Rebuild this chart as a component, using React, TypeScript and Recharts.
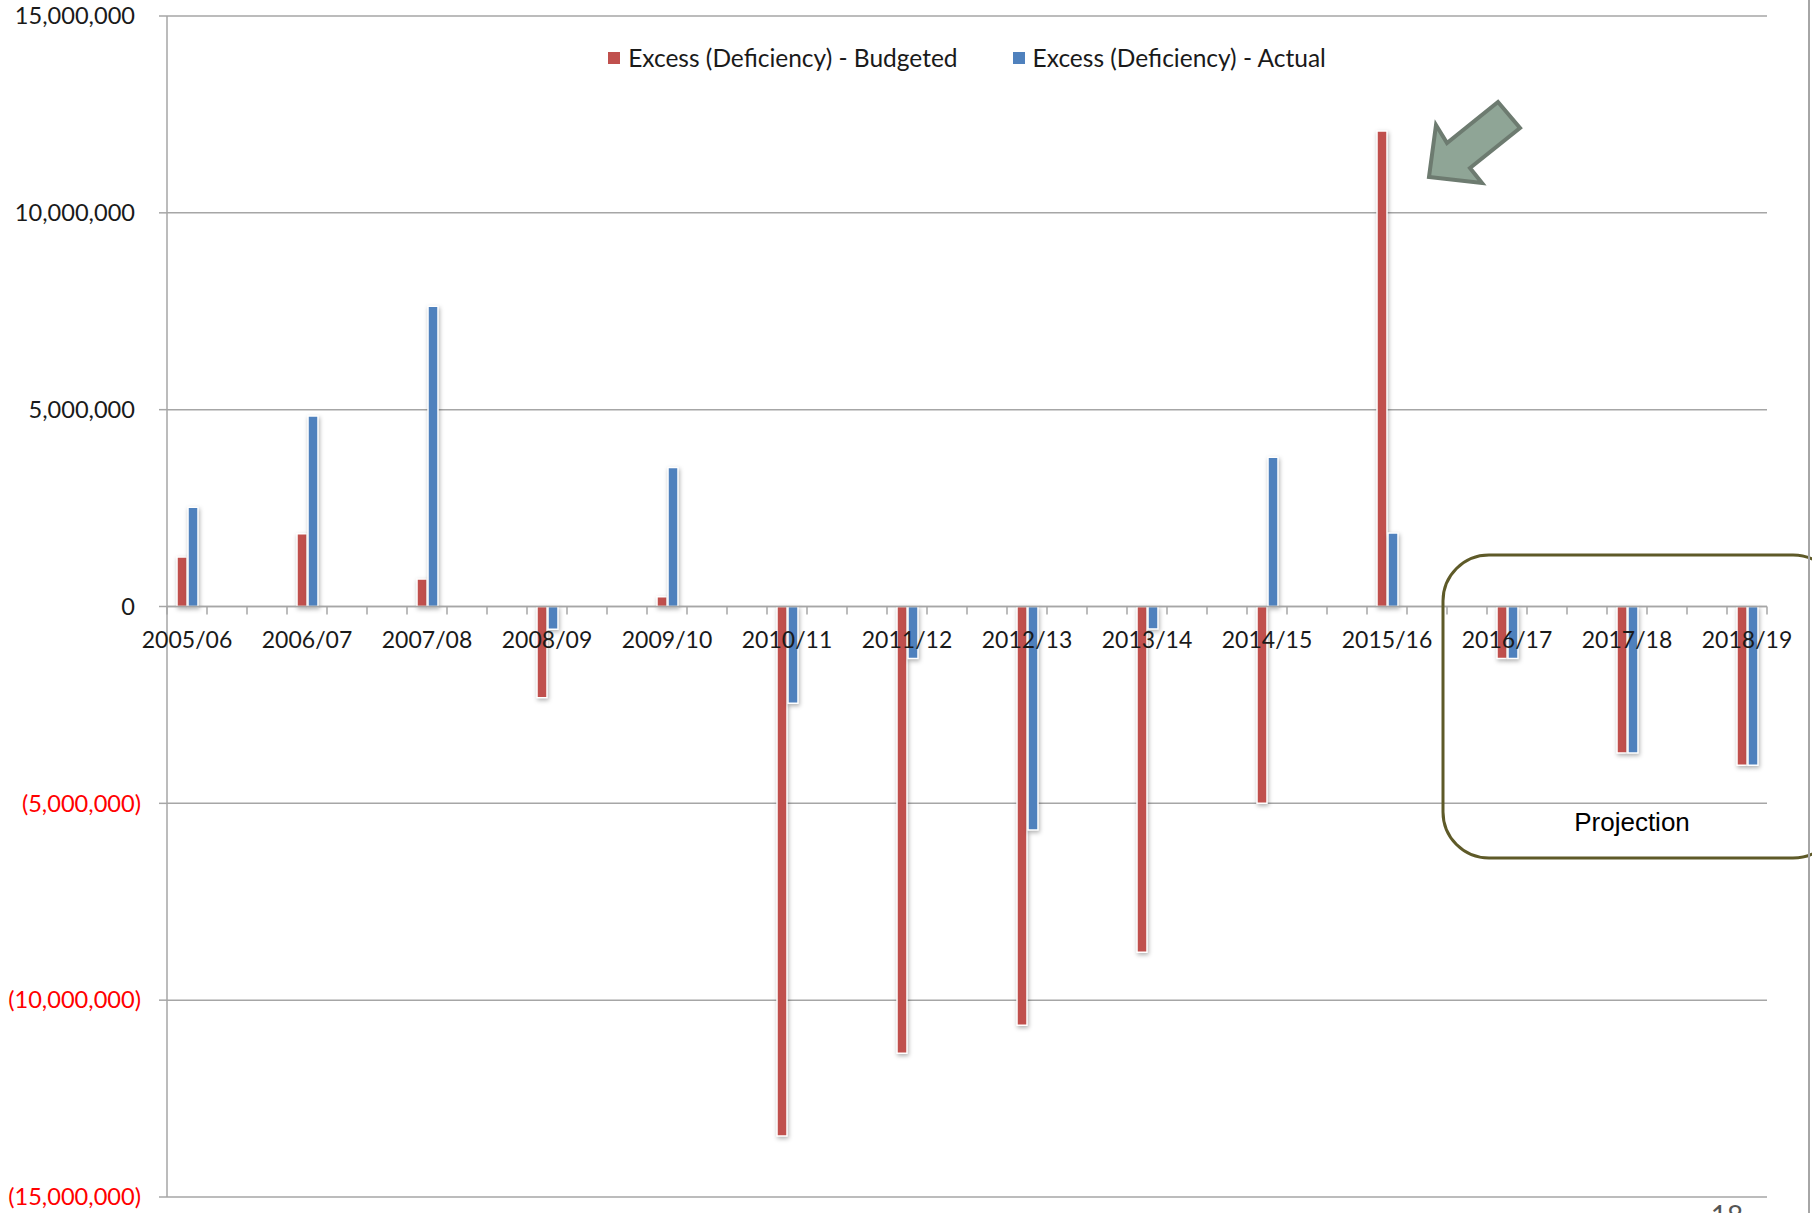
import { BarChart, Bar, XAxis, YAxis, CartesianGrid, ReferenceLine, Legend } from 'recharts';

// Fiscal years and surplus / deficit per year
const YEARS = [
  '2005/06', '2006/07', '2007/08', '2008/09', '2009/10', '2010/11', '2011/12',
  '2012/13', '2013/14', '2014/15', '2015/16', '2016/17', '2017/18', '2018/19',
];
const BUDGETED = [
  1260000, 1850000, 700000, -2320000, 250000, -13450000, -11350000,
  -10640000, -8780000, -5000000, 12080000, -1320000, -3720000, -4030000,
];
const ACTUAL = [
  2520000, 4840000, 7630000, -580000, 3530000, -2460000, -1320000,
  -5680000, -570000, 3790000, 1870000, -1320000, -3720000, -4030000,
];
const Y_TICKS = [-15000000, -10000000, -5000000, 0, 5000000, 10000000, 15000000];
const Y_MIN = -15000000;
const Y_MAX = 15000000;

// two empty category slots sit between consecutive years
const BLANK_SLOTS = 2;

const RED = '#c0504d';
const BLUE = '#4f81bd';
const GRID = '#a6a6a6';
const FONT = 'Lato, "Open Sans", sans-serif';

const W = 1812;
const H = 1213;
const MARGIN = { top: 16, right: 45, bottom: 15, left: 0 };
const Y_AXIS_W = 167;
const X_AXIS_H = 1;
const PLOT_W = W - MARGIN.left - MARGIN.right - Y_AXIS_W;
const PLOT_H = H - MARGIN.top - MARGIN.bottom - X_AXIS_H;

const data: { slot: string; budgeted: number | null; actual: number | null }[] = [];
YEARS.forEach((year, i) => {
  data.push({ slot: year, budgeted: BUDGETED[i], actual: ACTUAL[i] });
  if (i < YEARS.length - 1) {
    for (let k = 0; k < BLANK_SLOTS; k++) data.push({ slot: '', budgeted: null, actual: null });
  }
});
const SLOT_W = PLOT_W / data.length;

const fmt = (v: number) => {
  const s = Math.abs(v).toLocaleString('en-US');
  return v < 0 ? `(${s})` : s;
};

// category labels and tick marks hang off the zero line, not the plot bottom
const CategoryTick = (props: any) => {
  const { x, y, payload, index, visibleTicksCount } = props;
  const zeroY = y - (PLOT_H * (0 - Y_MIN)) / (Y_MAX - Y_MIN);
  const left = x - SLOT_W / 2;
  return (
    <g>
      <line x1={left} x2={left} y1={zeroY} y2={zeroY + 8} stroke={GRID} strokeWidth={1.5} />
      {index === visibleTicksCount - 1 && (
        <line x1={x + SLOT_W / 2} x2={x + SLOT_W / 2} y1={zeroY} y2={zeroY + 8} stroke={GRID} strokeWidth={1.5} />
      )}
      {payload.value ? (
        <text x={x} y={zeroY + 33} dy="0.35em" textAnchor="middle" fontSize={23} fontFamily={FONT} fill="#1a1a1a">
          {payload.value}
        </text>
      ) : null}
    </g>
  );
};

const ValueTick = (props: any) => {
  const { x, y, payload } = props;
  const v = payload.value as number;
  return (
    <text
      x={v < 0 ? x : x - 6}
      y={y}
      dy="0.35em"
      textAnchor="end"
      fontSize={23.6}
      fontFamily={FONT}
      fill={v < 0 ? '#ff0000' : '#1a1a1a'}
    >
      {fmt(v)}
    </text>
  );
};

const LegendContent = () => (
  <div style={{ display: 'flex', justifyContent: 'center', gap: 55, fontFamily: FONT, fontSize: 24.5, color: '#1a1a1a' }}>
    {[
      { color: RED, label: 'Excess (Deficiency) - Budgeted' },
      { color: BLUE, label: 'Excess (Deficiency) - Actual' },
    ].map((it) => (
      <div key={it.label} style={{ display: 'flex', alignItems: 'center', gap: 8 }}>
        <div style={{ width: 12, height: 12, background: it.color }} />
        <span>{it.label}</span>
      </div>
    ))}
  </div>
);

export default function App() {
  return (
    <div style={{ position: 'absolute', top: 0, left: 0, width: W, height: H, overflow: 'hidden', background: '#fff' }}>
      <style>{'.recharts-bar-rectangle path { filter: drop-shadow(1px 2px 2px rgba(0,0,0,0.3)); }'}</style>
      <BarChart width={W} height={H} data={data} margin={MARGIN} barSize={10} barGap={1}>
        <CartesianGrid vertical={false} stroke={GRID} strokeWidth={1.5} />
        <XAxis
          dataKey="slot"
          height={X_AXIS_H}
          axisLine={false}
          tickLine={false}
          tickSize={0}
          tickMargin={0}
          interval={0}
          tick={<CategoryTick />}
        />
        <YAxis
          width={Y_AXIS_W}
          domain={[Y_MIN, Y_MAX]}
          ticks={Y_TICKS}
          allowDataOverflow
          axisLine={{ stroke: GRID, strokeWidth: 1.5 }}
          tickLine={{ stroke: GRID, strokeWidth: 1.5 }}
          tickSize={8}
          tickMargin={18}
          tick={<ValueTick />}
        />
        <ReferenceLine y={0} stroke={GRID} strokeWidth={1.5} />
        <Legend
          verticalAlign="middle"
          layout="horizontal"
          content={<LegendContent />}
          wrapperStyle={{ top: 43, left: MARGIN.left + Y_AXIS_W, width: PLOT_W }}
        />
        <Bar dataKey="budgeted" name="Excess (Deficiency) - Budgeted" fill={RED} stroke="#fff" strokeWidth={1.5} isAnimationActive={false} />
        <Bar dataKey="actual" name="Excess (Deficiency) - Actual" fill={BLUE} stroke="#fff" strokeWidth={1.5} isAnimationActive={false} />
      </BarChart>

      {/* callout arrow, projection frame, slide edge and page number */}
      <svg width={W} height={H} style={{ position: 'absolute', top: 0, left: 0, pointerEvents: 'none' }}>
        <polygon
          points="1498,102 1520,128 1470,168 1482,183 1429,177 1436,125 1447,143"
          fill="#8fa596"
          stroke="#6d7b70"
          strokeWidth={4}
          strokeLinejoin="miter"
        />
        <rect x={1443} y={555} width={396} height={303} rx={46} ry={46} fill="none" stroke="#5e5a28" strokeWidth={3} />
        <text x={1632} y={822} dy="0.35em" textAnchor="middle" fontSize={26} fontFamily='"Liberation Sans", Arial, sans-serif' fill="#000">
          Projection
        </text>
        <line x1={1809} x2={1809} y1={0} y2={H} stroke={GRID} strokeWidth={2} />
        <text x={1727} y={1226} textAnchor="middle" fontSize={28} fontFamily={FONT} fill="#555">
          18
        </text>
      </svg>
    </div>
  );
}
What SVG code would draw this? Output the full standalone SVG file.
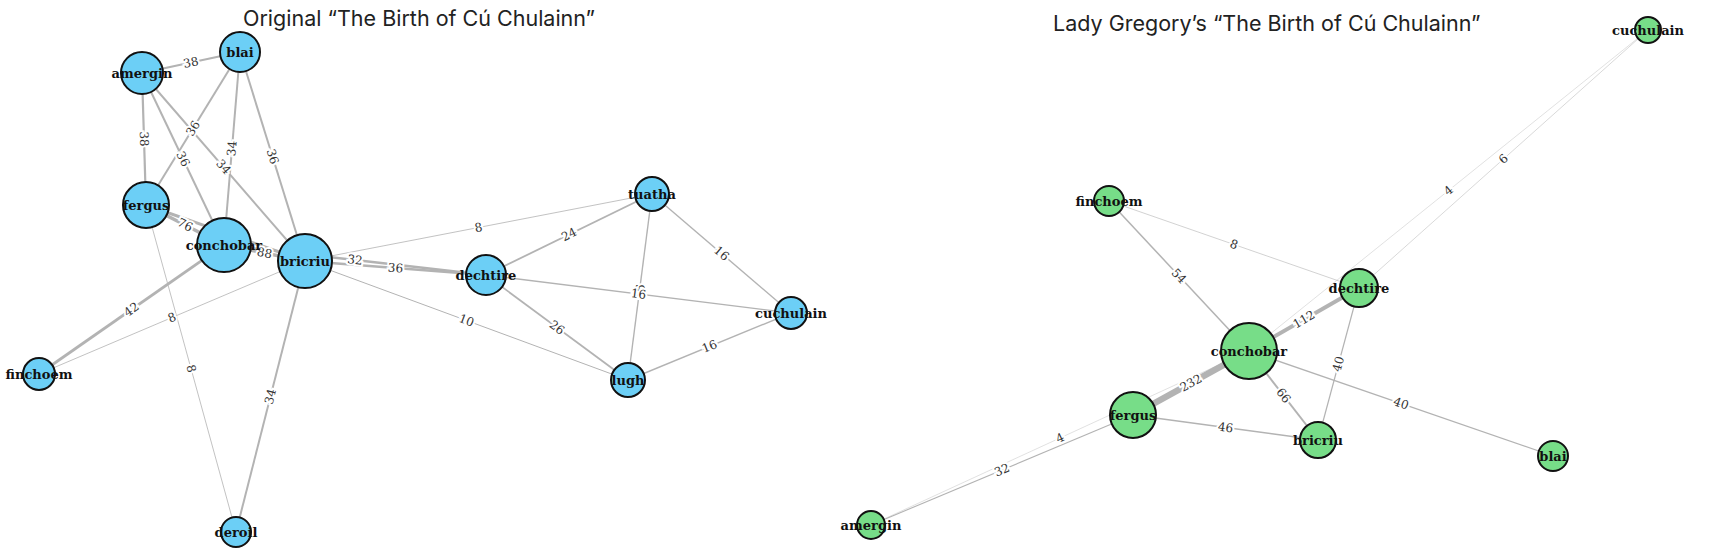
::::::::
> **Stated problem**
Find the word "this" in the records and pull out each line that has it.

> **Problem solution**
Rebuild this chart as a component, using React, TypeScript and Recharts.
What SVG code would draw this? Output the full standalone SVG file.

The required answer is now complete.